In Australia, an SMSF generally cannot borrow money directly to purchase property or other assets under standard superannuation rules, as this violates the sole purpose test (i.e., funds must be used solely for retirement benefits, not leveraged speculation).
However, there’s a key exception: Limited Recourse Borrowing Arrangements (LRBAs).
Under an LRBA, an SMSF can borrow to buy property, provided specific conditions are met:
- The loan must be “limited recourse,” meaning the lender’s claim is restricted to the asset purchased (e.g., the property), not the entire SMSF’s assets.
- The property must be held in a separate bare trust, isolating it from other SMSF assets.
- The investment must comply with the Superannuation Industry (Supervision) Act 1993 (SIS Act) and align with the fund’s investment strategy.
Typically, this is used for single acquirable assets like real estate (e.g., a residential or commercial property), not shares or other fluctuating assets.
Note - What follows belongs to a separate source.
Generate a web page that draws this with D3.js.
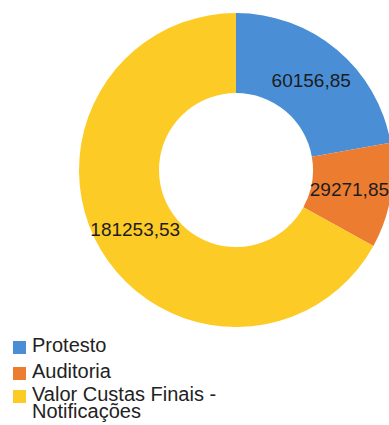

As of now, SMSFs commonly use LRBAs to invest in property, especially given Australia’s strong real estate market. For example, data from the Australian Taxation Office (ATO) shows that in 2024, property made up around 17% of SMSF assets, with many trustees utilising LRBAs to diversify beyond cash and equities.
That said, there are restrictions:
- The SMSF cannot borrow from related parties (e.g., fund members) unless terms are arm’s length and commercial.
- Post-June 30, 2021, unpaid LRBA amounts count toward a member’s Total Superannuation Balance, potentially limiting contributions if it exceeds thresholds like $1.9 million (2025 cap).
- Lenders (banks or non-bank financiers) often require 20%+ deposits and charge higher interest rates due to the limited recourse nature.